Most snowbirds focus on coverage once they arrive in Arizona. The higher-risk period is the drive itself. If you leave Ohio in November with an Ohio policy that does not include a snowbird endorsement, and you are involved in an at-fault accident in New Mexico during the drive, your carrier will evaluate whether the trip qualifies as temporary travel or the beginning of a 5-month Arizona stay that should have triggered a policy amendment. The claim adjuster will ask for your Arizona lease or property deed, your planned return date, and whether you notified the carrier before departure. If the answer is no, the carrier may apply a coverage limitation or rescind the claim based on material misrepresentation. The policy application asked if you spend more than 90 consecutive days per year outside Ohio. If you answered no and then spent 150 days in Arizona, the carrier has grounds to deny. The solution is notification before departure. Call your Ohio carrier 30 days before you leave and disclose your Arizona address, the dates you will be there, and where the vehicle will be parked overnight. The carrier will either add a snowbird endorsement, re-rate the policy with an Arizona garaging address, or tell you they do not cover snowbird situations and you need to switch carriers.

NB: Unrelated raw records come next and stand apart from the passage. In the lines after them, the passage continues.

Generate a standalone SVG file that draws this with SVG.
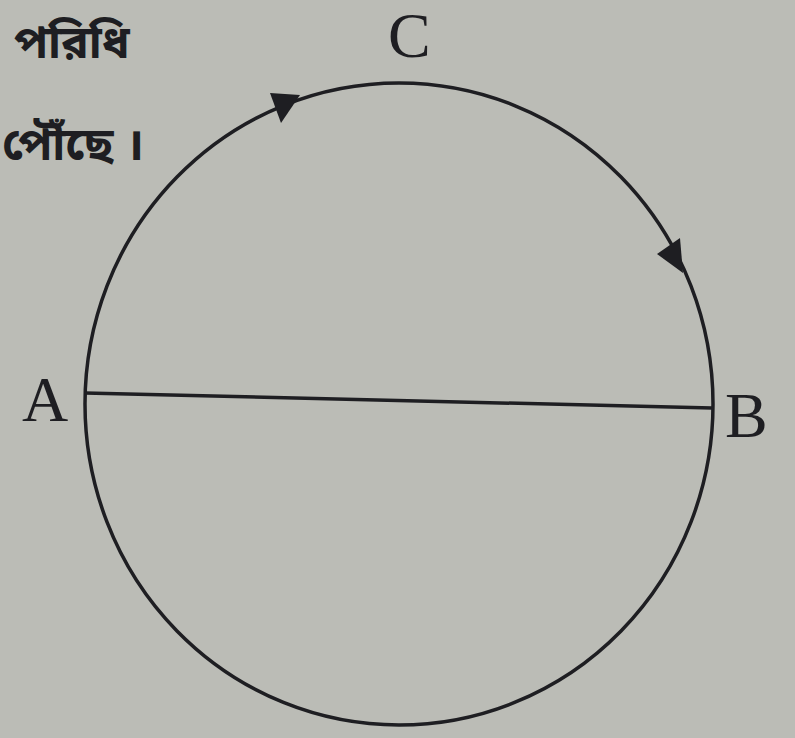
<svg xmlns="http://www.w3.org/2000/svg" width="795" height="738" viewBox="0 0 795 738">
<style>
.ln{fill:none;stroke:#1e1e22;stroke-width:3.5}
.lbl{font-family:"Liberation Serif","Times New Roman",serif;font-size:64px;fill:#1e1e22}
.bn{font-family:"Noto Sans Bengali","Noto Serif Bengali","Noto Sans",sans-serif;font-size:46px;fill:#1e1e22;font-weight:bold}
.ah{fill:#1e1e22}
</style>
<rect width="795" height="738" fill="#bbbcb6"/>
<g id="text-top">
<text class="bn" x="14" y="58">পরিধি</text>
<text class="bn" x="2" y="160">পৌঁছে ।</text>
</g>
<g id="circle">
<ellipse class="ln" cx="399" cy="404" rx="314" ry="321"/>
</g>
<g id="connectors">
<line class="ln" x1="85" y1="393" x2="712" y2="408"/>
<polygon class="ah" points="300,95 270,93 281,123"/>
<polygon class="ah" points="683,273 657,254 680,238"/>
</g>
<g id="label-C"><text class="lbl" x="388" y="57">C</text></g>
<g id="label-A"><text class="lbl" x="22" y="421">A</text></g>
<g id="label-B"><text class="lbl" x="725" y="437">B</text></g>
</svg>
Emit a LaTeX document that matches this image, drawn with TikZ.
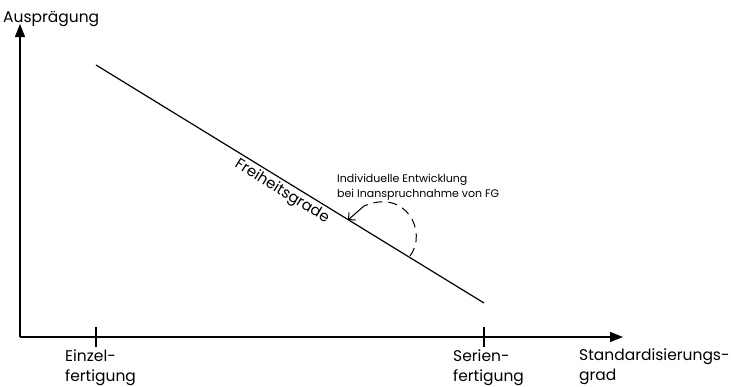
\documentclass[tikz,border=0pt]{standalone}
\usepackage{fontspec}
\setmainfont{Poppins}
\usetikzlibrary{arrows.meta}
\begin{document}
\begin{tikzpicture}[x=1pt,y=-1pt,
  axis/.style={line width=1.3pt,-{Triangle[length=13pt,width=10pt]}},
  lbl/.style={font=\fontsize{15.5}{20}\selectfont,inner sep=0pt,align=left},
  small/.style={font=\fontsize{11}{15}\selectfont,inner sep=0pt,align=left},
  tick/.style={line width=1.1pt}]
\useasboundingbox (0,0) rectangle (731,386);
\coordinate (O) at (20,337);
\coordinate (Ytip) at (20,24);
\coordinate (Xtip) at (623,337);
\draw[axis] (O) -- (Ytip);
\draw[axis] (O) -- (Xtip);
\coordinate (t1a) at (96,327); \coordinate (t1b) at (96,347);
\coordinate (t2a) at (484,327); \coordinate (t2b) at (484,347);
\draw[tick] (t1a) -- (t1b);
\draw[tick] (t2a) -- (t2b);
\coordinate (L1) at (96,65);
\coordinate (L2) at (484,303);
\draw[line width=1.2pt] (L1) -- (L2);
\node[lbl,anchor=base west] (yl) at (3,22) {Ausprägung};
\node[lbl,anchor=base west] (e1) at (65,381) {Einzel-\\fertigung};
\node[lbl,anchor=base west] (s1) at (453,381) {Serien-\\fertigung};
\node[lbl,anchor=base west] (xl) at (579,380) {Standardisierungs-\\grad};
\node[font=\fontsize{15}{17}\selectfont,inner sep=0pt,rotate=-31.5,anchor=north] (fg) at (286,185) {Freiheitsgrade};
\node[small,anchor=base west] (ann) at (337,197) {Individuelle Entwicklung\\bei Inanspruchnahme von FG};
\coordinate (a1) at (410,256);
\coordinate (a2) at (364,206);
\coordinate (a3) at (348,220);
\draw[line width=1pt,dash pattern=on 9pt off 6pt] (a1) .. controls (428,232) and (406,188) .. (a2);
\draw[line width=1pt,-{Straight Barb[length=5pt,width=10pt]}] (a2) -- (a3);
\end{tikzpicture}
\end{document}
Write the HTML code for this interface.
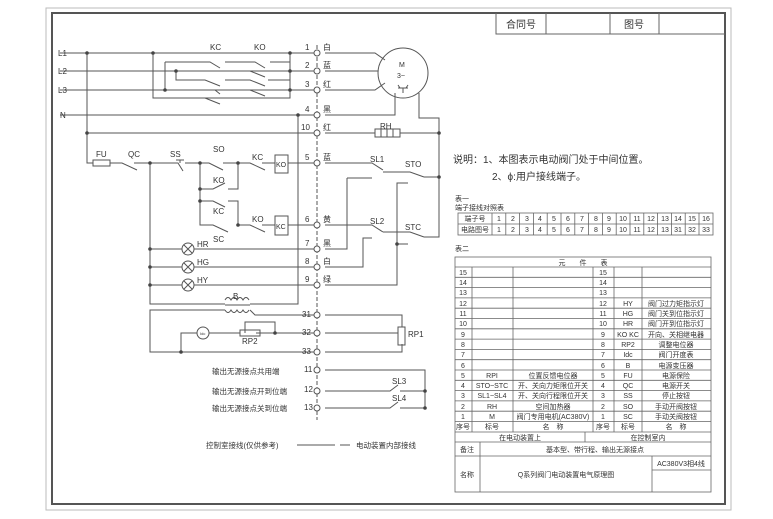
<!DOCTYPE html>
<html><head><meta charset="utf-8"><style>
html,body{margin:0;padding:0;background:#fff;}
svg{display:block;font-family:"Liberation Sans","Noto Sans CJK SC",sans-serif;}
text{fill:#333;}
</style></head><body>
<svg width="773" height="519" viewBox="0 0 773 519" xmlns="http://www.w3.org/2000/svg">
<rect width="773" height="519" fill="#fff"/>
<!-- frame -->
<rect x="46" y="8" width="685" height="502" fill="none" stroke="#bbb" stroke-width="1"/>
<rect x="52" y="13" width="673" height="491" fill="none" stroke="#555" stroke-width="2"/>
<!-- header -->
<g stroke="#666" fill="none" stroke-width="1">
<path d="M496 13 V34 H725 M546 13 V34 M610 13 V34 M659 13 V34"/>
</g>
<text x="506" y="28" font-size="10">合同号</text>
<text x="624" y="28" font-size="10">图号</text>

<g stroke="#555" fill="none" stroke-width="1">
<!-- terminal column dashed -->
<path d="M317 45 V420" stroke-dasharray="4,2"/>
<!-- L lines -->
<path d="M60 53 H317 M60 71 H317 M60 90 H317 M60 115 H317 M87 133 H317"/>
<path d="M87 53 V163 H93"/>
<!-- power contacts structure -->
<path d="M153 53 V98 H290 V53"/>
<path d="M165 62 V90 M165 62 H210 L220 68 M225 62 H255 L265 68 M270 62 H290"/>
<path d="M176 71 V80 H205 L220 86 M225 80 H250 L265 86 M268 80 H290 V71"/>
<path d="M205 98 L220 104"/>
<path d="M240 71 H250 L265 77 M215 90 L220 94 M250 90 L265 96"/>
<!-- motor lines -->
<path d="M325 53 H375 L385 60 M325 71 H378 M325 90 H375 L385 83"/>
<circle cx="403" cy="73" r="25"/>
<path d="M395 93 V115 H325 M419 93 V118 H439 V237 H430"/>
<path d="M398 88 H408 M403 88 V93 M398 85 L400 88 M408 85 L406 88"/>
<!-- line 10 RH -->
<path d="M325 133 H375 M400 133 H439"/>
<rect x="375" y="129" width="25" height="8"/>
<path d="M381 129 V137 M387 129 V137 M393 129 V137"/>
<!-- row 5 -->
<rect x="93" y="160" width="17" height="6"/>
<path d="M110 163 H122 L137 170 M134 163 H178 L183 171 M185 163 H209 L223 170 M223 163 H250 L265 170 M262 163 H275 M288 163 H317"/>
<path d="M176 160 H184 M180 160 V163"/>
<path d="M150 163 V304 H225 M250 304 H298 V115"/>
<path d="M200 163 V218 M200 189 H213 L225 183 M228 189 H238 V163"/>
<path d="M200 201 H213 L225 207 M228 201 H238 V225 M200 218 V225 H213 L228 232 M238 225 H250 L265 232 M262 225 H275 M288 225 H317"/>
<rect x="275" y="155" width="13" height="18"/>
<rect x="275" y="216" width="13" height="19"/>
<!-- right side row 5/6 -->
<path d="M325 163 H372 L383 170 M383 172 H410 L424 177 M424 177 H439"/>
<path d="M325 225 H372 L383 232 M383 232 H410 L424 237 M424 237 H430"/>
<path d="M347 178 H372 M347 178 V249 H325"/>
<path d="M372 238 H363 V267 H325"/>
<path d="M408 183 H397 V285 H325 M397 244 H408"/>
<!-- lamps -->
<path d="M150 249 H182 M194 249 H317 M150 267 H182 M194 267 H317 M150 285 H182 M194 285 H317"/>
<circle cx="188" cy="249" r="6"/><circle cx="188" cy="267" r="6"/><circle cx="188" cy="285" r="6"/>
<path d="M184 245 L192 253 M192 245 L184 253 M184 263 L192 271 M192 263 L184 271 M184 281 L192 289 M192 281 L184 289"/>
<!-- transformer -->
<path d="M225 300 q3 -5 6 0 q3 -5 6 0 q3 -5 6 0 q3 -5 6 0 M225 310 q3 5 6 0 q3 5 6 0 q3 5 6 0 q3 5 6 0 M225 305 H250"/>
<path d="M225 310 H150 V352 H317 M250 310 L255 315 H317"/>
<path d="M325 315 H402 V327 M325 333 H398 M325 352 H402 V344"/>
<rect x="398" y="327" width="7" height="18"/>
<circle cx="203" cy="333" r="6"/>
<path d="M181 352 V333 H197 M209 333 H240 M256 333 H317 M245 333 V322 H275 V333"/>
<rect x="240" y="330" width="20" height="6"/>
<!-- outputs -->
<path d="M325 370 H425 V408 M325 391 H390 L398 385 M400 391 H425 M325 408 H390 L398 402 M400 408 H425"/>
<path d="M297 445 H335 M340 445 H350"/>
</g>
<!-- terminals -->
<g stroke="#555" fill="#fff">
<circle cx="317" cy="53" r="3"/><circle cx="317" cy="71" r="3"/><circle cx="317" cy="90" r="3"/>
<circle cx="317" cy="115" r="3"/><circle cx="317" cy="133" r="3"/><circle cx="317" cy="163" r="3"/>
<circle cx="317" cy="225" r="3"/><circle cx="317" cy="249" r="3"/><circle cx="317" cy="267" r="3"/>
<circle cx="317" cy="285" r="3"/><circle cx="317" cy="315" r="3"/><circle cx="317" cy="333" r="3"/>
<circle cx="317" cy="352" r="3"/><circle cx="317" cy="370" r="3"/><circle cx="317" cy="391" r="3"/><circle cx="317" cy="408" r="3"/>
</g>
<g fill="#444">
<circle cx="87" cy="53" r="1.8"/><circle cx="87" cy="133" r="1.8"/><circle cx="153" cy="53" r="1.8"/><circle cx="176" cy="71" r="1.8"/><circle cx="165" cy="90" r="1.8"/>
<circle cx="290" cy="53" r="1.8"/><circle cx="290" cy="71" r="1.8"/><circle cx="290" cy="90" r="1.8"/><circle cx="298" cy="115" r="1.8"/>
<circle cx="150" cy="163" r="1.8"/><circle cx="200" cy="163" r="1.8"/><circle cx="238" cy="163" r="1.8"/><circle cx="200" cy="189" r="1.8"/><circle cx="200" cy="201" r="1.8"/><circle cx="238" cy="225" r="1.8"/>
<circle cx="150" cy="249" r="1.8"/><circle cx="150" cy="267" r="1.8"/><circle cx="150" cy="285" r="1.8"/>
<circle cx="439" cy="133" r="1.8"/><circle cx="439" cy="177" r="1.8"/><circle cx="397" cy="244" r="1.8"/>
<circle cx="275" cy="333" r="1.8"/><circle cx="181" cy="352" r="1.8"/><circle cx="425" cy="391" r="1.8"/><circle cx="425" cy="408" r="1.8"/>
</g>
<g font-size="8">
<text x="58" y="56">L1</text><text x="58" y="74">L2</text><text x="58" y="93">L3</text><text x="60" y="118">N</text>
<text x="210" y="50">KC</text><text x="254" y="50">KO</text>
<text x="399" y="67" font-size="7">M</text><text x="397" y="78" font-size="7">3~</text>
<text x="305" y="50">1</text><text x="305" y="68">2</text><text x="305" y="87">3</text><text x="305" y="112">4</text><text x="301" y="130">10</text>
<text x="305" y="160">5</text><text x="305" y="222">6</text><text x="305" y="246">7</text><text x="305" y="264">8</text><text x="305" y="282">9</text>
<text x="302" y="317">31</text><text x="302" y="335">32</text><text x="302" y="354">33</text>
<text x="304" y="372">11</text><text x="304" y="392">12</text><text x="304" y="410">13</text>
<text x="323" y="50">白</text><text x="323" y="68">蓝</text><text x="323" y="87">红</text><text x="323" y="112">黑</text><text x="323" y="130">红</text>
<text x="323" y="160">蓝</text><text x="323" y="222">黄</text><text x="323" y="246">黑</text><text x="323" y="264">白</text><text x="323" y="282">绿</text>
<text x="380" y="129">RH</text>
<text x="96" y="157">FU</text><text x="128" y="157">QC</text><text x="170" y="157">SS</text><text x="213" y="152">SO</text>
<text x="252" y="160">KC</text><text x="276" y="167" font-size="7">KO</text>
<text x="213" y="183">KO</text><text x="213" y="214">KC</text><text x="213" y="242">SC</text>
<text x="252" y="222">KO</text><text x="276" y="229" font-size="7">KC</text>
<text x="370" y="162">SL1</text><text x="405" y="167">STO</text>
<text x="370" y="224">SL2</text><text x="405" y="230">STC</text>
<text x="197" y="247">HR</text><text x="197" y="265">HG</text><text x="197" y="283">HY</text>
<text x="233" y="299">B</text><text x="242" y="344">RP2</text><text x="408" y="337">RP1</text>
<text x="200" y="335" font-size="4">Idc</text>
<text x="392" y="384">SL3</text><text x="392" y="401">SL4</text>
<text x="212" y="374" font-size="7.5">输出无源接点共用端</text>
<text x="212" y="394" font-size="7.5">输出无源接点开到位端</text>
<text x="212" y="411" font-size="7.5">输出无源接点关到位端</text>
<text x="206" y="448" font-size="7.5">控制室接线(仅供参考)</text>
<text x="356" y="448" font-size="7.5">电动装置内部接线</text>
<text x="453" y="163" font-size="10">说明：1、本图表示电动阀门处于中间位置。</text>
<text x="492" y="180" font-size="10">2、ϕ:用户接线端子。</text>
<text x="455" y="201" font-size="7">表一</text>
<text x="455" y="210" font-size="7">端子接线对照表</text>
<text x="455" y="251" font-size="7">表二</text>
</g>
<!-- table1 -->
<g stroke="#666" fill="none" stroke-width="0.8">
<rect x="458" y="213" width="255" height="22"/>
<path d="M458 224 H713"/>
<path d="M492 213 V235 M505.8 213 V235 M519.6 213 V235 M533.4 213 V235 M547.2 213 V235 M561 213 V235 M574.8 213 V235 M588.6 213 V235 M602.4 213 V235 M616.2 213 V235 M630 213 V235 M643.8 213 V235 M657.6 213 V235 M671.4 213 V235 M685.2 213 V235 M699 213 V235"/>
</g>
<g font-size="7" text-anchor="middle">
<text x="475" y="221">端子号</text><text x="475" y="232">电路图号</text>
<text x="499" y="221">1</text><text x="513" y="221">2</text><text x="527" y="221">3</text><text x="540" y="221">4</text><text x="554" y="221">5</text><text x="568" y="221">6</text><text x="582" y="221">7</text><text x="596" y="221">8</text><text x="609" y="221">9</text><text x="623" y="221">10</text><text x="637" y="221">11</text><text x="651" y="221">12</text><text x="665" y="221">13</text><text x="678" y="221">14</text><text x="692" y="221">15</text><text x="706" y="221">16</text>
<text x="499" y="232">1</text><text x="513" y="232">2</text><text x="527" y="232">3</text><text x="540" y="232">4</text><text x="554" y="232">5</text><text x="568" y="232">6</text><text x="582" y="232">7</text><text x="596" y="232">8</text><text x="609" y="232">9</text><text x="623" y="232">10</text><text x="637" y="232">11</text><text x="651" y="232">12</text><text x="665" y="232">13</text><text x="678" y="232">31</text><text x="692" y="232">32</text><text x="706" y="232">33</text>
</g>
<!-- table2 -->
<g stroke="#666" fill="none" stroke-width="0.8">
<rect x="455" y="257" width="256" height="235"/>
<path d="M455 267 H711 M455 277.3 H711 M455 287.6 H711 M455 297.9 H711 M455 308.2 H711 M455 318.5 H711 M455 328.8 H711 M455 339.1 H711 M455 349.4 H711 M455 359.7 H711 M455 370 H711 M455 380.3 H711 M455 390.6 H711 M455 400.9 H711 M455 411.2 H711 M455 421.5 H711 M455 432 H711 M455 442 H711 M455 456 H711"/>
<path d="M472 267 V432 M513 267 V432 M593 267 V432 M614 267 V432 M642 267 V432 M585 432 V442 M480 442 V492 M652 456 V492 M652 470 H711"/>
</g>
<g font-size="7" text-anchor="middle">
<text x="583" y="265">元　　件　　表</text>
<text x="463" y="275">15</text><text x="603" y="275">15</text>
<text x="463" y="285">14</text><text x="603" y="285">14</text>
<text x="463" y="295">13</text><text x="603" y="295">13</text>
<text x="463" y="306">12</text><text x="603" y="306">12</text><text x="628" y="306">HY</text><text x="676" y="306">阀门过力矩指示灯</text>
<text x="463" y="316">11</text><text x="603" y="316">11</text><text x="628" y="316">HG</text><text x="676" y="316">阀门关到位指示灯</text>
<text x="463" y="326">10</text><text x="603" y="326">10</text><text x="628" y="326">HR</text><text x="676" y="326">阀门开到位指示灯</text>
<text x="463" y="337">9</text><text x="603" y="337">9</text><text x="628" y="337">KO KC</text><text x="676" y="337">开向、关相继电器</text>
<text x="463" y="347">8</text><text x="603" y="347">8</text><text x="628" y="347">RP2</text><text x="676" y="347">调整电位器</text>
<text x="463" y="357">7</text><text x="603" y="357">7</text><text x="628" y="357">Idc</text><text x="676" y="357">阀门开度表</text>
<text x="463" y="368">6</text><text x="603" y="368">6</text><text x="628" y="368">B</text><text x="676" y="368">电源变压器</text>
<text x="463" y="378">5</text><text x="492" y="378">RPI</text><text x="553" y="378">位置反馈电位器</text><text x="603" y="378">5</text><text x="628" y="378">FU</text><text x="676" y="378">电源保险</text>
<text x="463" y="388">4</text><text x="492" y="388">STO~STC</text><text x="553" y="388">开、关向力矩限位开关</text><text x="603" y="388">4</text><text x="628" y="388">QC</text><text x="676" y="388">电源开关</text>
<text x="463" y="398">3</text><text x="492" y="398">SL1~SL4</text><text x="553" y="398">开、关向行程限位开关</text><text x="603" y="398">3</text><text x="628" y="398">SS</text><text x="676" y="398">停止按钮</text>
<text x="463" y="409">2</text><text x="492" y="409">RH</text><text x="553" y="409">空间加热器</text><text x="603" y="409">2</text><text x="628" y="409">SO</text><text x="676" y="409">手动开阀按钮</text>
<text x="463" y="419">1</text><text x="492" y="419">M</text><text x="553" y="419">阀门专用电机(AC380V)</text><text x="603" y="419">1</text><text x="628" y="419">SC</text><text x="676" y="419">手动关阀按钮</text>
<text x="463" y="429">序号</text><text x="492" y="429">标号</text><text x="553" y="429">名　称</text><text x="603" y="429">序号</text><text x="628" y="429">标号</text><text x="676" y="429">名　称</text>
<text x="520" y="440">在电动装置上</text><text x="648" y="440">在控制室内</text>
<text x="467" y="452">备注</text><text x="595" y="452">基本型、带行程、输出无源接点</text>
<text x="467" y="477">名称</text><text x="566" y="477">Q系列阀门电动装置电气原理图</text><text x="681" y="466">AC380V3相4线</text>
</g>
</svg>
</body></html>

All three outcomes are better than discovering the gap after an accident.

Switching to an Arizona Policy Mid-Season Creates a Lapse Risk

If you decide to register and insure in Arizona after arriving, you must time the switch carefully. Arizona requires proof of insurance before issuing registration. Ohio requires you to surrender plates before canceling insurance, or the state files an uninsured motorist violation. The sequence matters. The correct process: obtain Arizona insurance with a future effective date that matches your planned Ohio cancellation date, register the vehicle in Arizona using the new policy as proof, receive Arizona plates, then cancel your Ohio policy and surrender Ohio plates by mail or through a family member. If you cancel Ohio coverage before securing Arizona coverage, you create a lapse. If you cancel Ohio coverage before surrendering Ohio plates, Ohio BMV files a compliance suspension that follows you across state lines. Most carriers allow a grace period for switching states mid-term without penalty, but you must initiate the switch, not let the policy lapse and then re-apply. If you cancel your Ohio policy in November and do not secure Arizona coverage until December, that gap appears on your insurance history as a lapse. Arizona carriers will surcharge you for it, even though you were not driving during the gap.

Some Carriers Refuse to Write Snowbird Policies at All

Not all carriers that write in Ohio also write in Arizona, and not all carriers that write in both states will cover a vehicle that moves between them seasonally. Some carriers classify snowbird situations as non-standard risk and decline to quote. Others will write the policy but require you to list Arizona as the primary garaging state year-round, which means you pay Arizona rates for 12 months even though you are only there for 5. Carriers that specialize in snowbird coverage include those with strong regional presence in both the Midwest and the Sun Belt. These carriers understand the seasonal migration pattern and price accordingly. Monthly premiums for a snowbird policy typically fall between the Ohio rate and the Arizona rate, weighted by the number of months in each state. A driver paying $95 per month in Ohio and $140 per month in Arizona would pay approximately $110–$120 per month on a snowbird policy that covers both locations. If your current Ohio carrier will not accommodate a snowbird arrangement, switching carriers before you leave is the cleanest solution. Switching after you arrive in Arizona while your Ohio policy is active creates the notification and coverage gap problems described above.